# East Coast Shark Report -pics



## zyo (Oct 1, 2012)

i congratulate myself for staying on that horrible beach for so long plus dealing with the agonizing itch for nearly 2 hours straight from the no-see-ums that wouldn't go away. but i couldn't go back home, nuh-uh... i was too determine to get a shark. so i dealt with the misery and stayed out.






































only caught 2 sharks last Friday. mullet came through by the thousands and they were right on the beach in ankle deep of water. something was chasing them in the shallows and it took several cut offs from my 50lb leader before i made the decision to put on some 300lb mono.

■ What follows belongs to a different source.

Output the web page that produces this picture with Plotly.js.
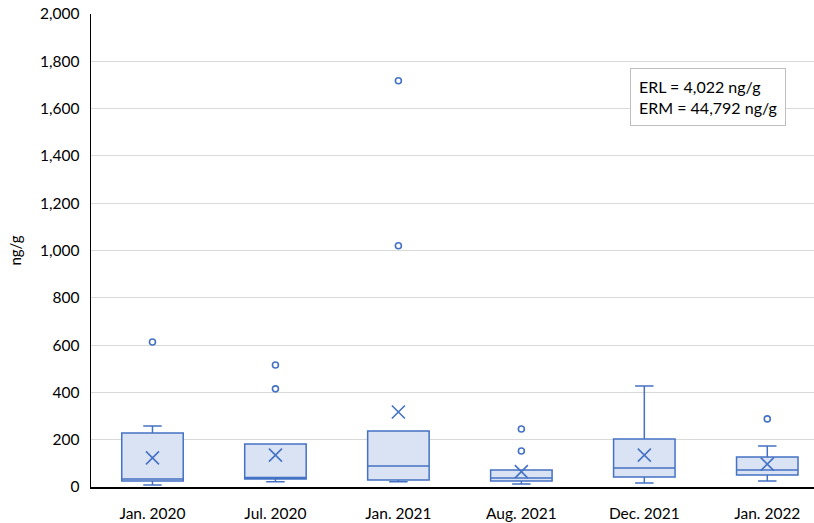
<!DOCTYPE html>
<html>
<head>
<meta charset="utf-8">
<script src="https://cdn.plot.ly/plotly-3.0.1.min.js"></script>
<style>html,body{margin:0;padding:0;background:#fff;}#chart{width:814px;height:523px;}</style>
</head>
<body>
<div id="chart"></div>
<script>
const categories = ["Jan. 2020", "Jul. 2020", "Jan. 2021", "Aug. 2021", "Dec. 2021", "Jan. 2022"];
const lowerWhisker = [8, 22, 22, 13, 17, 25];
const q1 = [25, 34, 30, 25, 42, 51];
const median = [34, 40, 89, 38, 80, 72];
const q3 = [228, 182, 237, 72, 203, 127];
const upperWhisker = [258, 182, 237, 72, 427, 173];
const means = [123, 135, 317, 65, 135, 97];
const outlierCats = ["Jan. 2020", "Jul. 2020", "Jul. 2020", "Jan. 2021", "Jan. 2021", "Aug. 2021", "Aug. 2021", "Jan. 2022"];
const outlierVals = [613, 516, 415, 1718, 1020, 245, 152, 288];
const noteLines = ["ERL = 4,022 ng/g", "ERM = 44,792 ng/g"];

const blue = "#4472c4";
const font = "Lato, 'Noto Sans', sans-serif";

const traces = [
  {
    type: "box",
    x: categories,
    q1: q1,
    median: median,
    q3: q3,
    lowerfence: lowerWhisker,
    upperfence: upperWhisker,
    boxpoints: false,
    width: 0.5,
    whiskerwidth: 0.3,
    fillcolor: "#dae3f3",
    line: {color: blue, width: 1.5},
    hoverinfo: "skip",
    showlegend: false
  },
  {
    type: "scatter",
    mode: "markers",
    x: categories,
    y: means,
    marker: {symbol: "x-thin-open", size: 13, color: blue, line: {color: blue, width: 1.6}},
    hoverinfo: "skip",
    showlegend: false
  },
  {
    type: "scatter",
    mode: "markers",
    x: outlierCats,
    y: outlierVals,
    marker: {symbol: "circle-open", size: 6, color: blue, line: {color: blue, width: 1.6}},
    hoverinfo: "skip",
    showlegend: false
  }
];

const layout = {
  width: 814,
  height: 523,
  margin: {l: 91, r: 0, t: 14, b: 36},
  paper_bgcolor: "#fff",
  plot_bgcolor: "#fff",
  font: {family: font, size: 15.5, color: "#000"},
  showlegend: false,
  xaxis: {
    type: "category",
    range: [-0.5, 5.38],
    showline: true,
    linecolor: "#000",
    linewidth: 1.5,
    showgrid: false,
    ticks: "",
    ticklabelstandoff: 12,
    tickfont: {family: font, size: 15.5, color: "#000"},
    fixedrange: true
  },
  yaxis: {
    range: [0, 2000],
    dtick: 200,
    tickformat: ",",
    showline: true,
    linecolor: "#000",
    linewidth: 1.5,
    showgrid: true,
    gridcolor: "#d9d9d9",
    gridwidth: 1,
    zeroline: false,
    ticks: "",
    ticklen: 0,
    ticklabelstandoff: 7,
    tickfont: {family: font, size: 15.5, color: "#000"},
    title: {text: "ng/g", font: {family: font, size: 15, color: "#000"}, standoff: 14},
    fixedrange: true
  },
  annotations: [
    {
      xref: "paper", yref: "paper",
      x: 0.745, y: 0.824,
      xanchor: "left", yanchor: "middle",
      align: "left",
      text: noteLines.join("<br>"),
      showarrow: false,
      font: {family: font, size: 16, color: "#000"},
      bordercolor: "#bfbfbf",
      borderwidth: 1,
      borderpad: 8,
      bgcolor: "#fff"
    }
  ]
};

Plotly.newPlot("chart", traces, layout, {displayModeBar: false, staticPlot: true});
</script>
</body>
</html>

 found out what they were. bluefish and lots of them around the 14 - 16 inch range. first tip was caught on a whole blue and the second was caught on a almost whole big mullet. it was certainly a day I'll have to say. oh and BTW... all my sharks are released........ i dont eat fish period.


----------



## TheRoguePirate (Nov 3, 2011)

Dint have time to post on sos but way to keep it going amigo!


----------



## bamafutbal (Jul 30, 2012)

great job on catch and release


----------



## zyo (Oct 1, 2012)

thanks!!!



TheRoguePirate said:


> Dint have time to post on sos but way to keep it going amigo!


aint no problem.


----------



## Ultralite (Oct 1, 2007)

good job man! thanks for the report and pictures from the "right" coast...


----------



## OTTE*DA*WORM (Feb 12, 2011)

Where along the Atlantic are you fishing?


----------



## zyo (Oct 1, 2012)

OTTE*DA*WORM said:


> Where along the Atlantic are you fishing?


central East region from Titusville down to West Palm.


----------



## Yaksquatch (Mar 23, 2009)

Nice sharks dude!

Alex


----------